- Episode no.: Season 3 Episode 13
- Directed by: Kurt Sutter
- Written by: Kurt Sutter; Dave Erickson;
- Cinematography by: Paul Maibaum
- Editing by: Etienne des Lauriers
- Original air date: November 30, 2010
- Running time: 57 minutes

Guest appearances
- Ally Walker as Agent June Stahl; Paula Malcomson as Maureen Ashby; Kenny Johnson as Herman Kozik; Titus Welliver as James 'Jimmy' O'Phelan; Winter Ave Zoli as Lyla Dvorak; Jeff Kober as Jacob Hale, Jr.; Michael Ornstein as Chuck 'Chucky' Marstein (credited as Michael Marisi Ornstein); David Labrava as Happy Lowman;

Episode chronology
| ← Previous "June Wedding" | Next → "Out" |

= NS (Sons of Anarchy) =

"NS" is the thirteenth and final episode of the third season of the FX television series Sons of Anarchy. It was written and directed by Kurt Sutter, the original series creator and co-written by Dave Erickson.
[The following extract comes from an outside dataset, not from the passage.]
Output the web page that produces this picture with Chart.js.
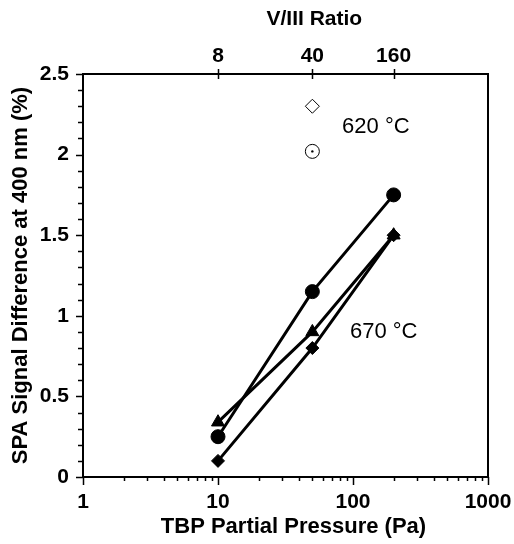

It originally aired in the United States on November 30, 2010.

This episode marks the last appearance of Ally Walker (Agent June Stahl), Paula Malcomson (Maureen Ashby) and Titus Welliver as (James 'Jimmy' O'Phelan)

==Plot==
Tara has become more involved with the club. She drives Jimmy O back to the garage in the trunk after SAMCRO buys him from the Russians. Jax makes sure that she wears a bulletproof vest to ensure her safety in case something goes wrong. When Stahl tells the club about the deal Jax made with her, which was actually a trap by the club to kill Stahl and Jimmy, she runs and hugs him distraught and fearing that the club will kill him in prison. With the help of Unser, Chibs Telford kills Jimmy O'Phelan in retribution for stealing his wife and daughter many years ago, before Opie forces a terrified Stahl in the front seat of the cop car. During this confrontation Stahl breaks down crying and begs Opie for her life, to which Opie responds, "This is what she felt." He then shoots Stahl in the back of the head with a MAC-10, instantly killing her, to avenge the death of his wife Donna. After this, Chibs rigs the scene to look as if the real IRA murdered Stahl and Jimmy. Tara reads letters from John Teller to his mistress Maureen Ashby, implying that Gemma and Clay would be responsible for his death should it happen. The rest of SAMCRO, enroute to prison, celebrate their victory over Jimmy and Stahl.

==Reception==
IGN voted Agent Stahl's death #10 in their list of the biggest deaths, They said: "The ending of Season 3 was one of the more gratifying twists the show ever had. Things seemed bleak when Agent Stahl informed the club that Jax had made a deal and ratted them out. But what she didn’t know was that it was all a setup, one that ended with her dead as Opie got his revenge for her setting him up and getting his wife killed. The season ended on an unexpectedly up note as Clay and Jax smiled and the rest of the guys in the prison van shared a laugh. Sure they were on their way to prison, but Jax wasn’t a rat and Stahl was out of the picture for good."

Zach Handler of The A.V. Club gave "NS" an A− rating, stating; "What worked the best about 'NS' and what allows me to be optimistic about next season's potential, even while having largely mixed feelings on this season overall, is the ending. The episode doesn't manage to make all the IRA stuff feel organic, and Hal Holbrook doesn't pop back in to remind us about that basically innocent housekeeper that got murdered a while back, but it does introduce a new threat to the Sons, and, unlike Cameron and his Disappearing Baby Trick, this threat fits in beautifully with the context of the show overall. Maureen smuggled John's letters to her in Jax's backpack, and Tara found them. Reading them, while Jax and Clay grin at each other in triumph and while Gemma sits with her grandson in her arms, propped up like a queen on her throne, we hear Teller's voice-over again. It's long been hinted at that Clay and Gemma had something to do with John's death. This is a Hamlet riff, after all. And now Tara, the outsider who finally found her way to belonging, has reason to be suspicious. Makes you wonder what else is in those letters. And it makes you wonder what Jax'll do if he reads them."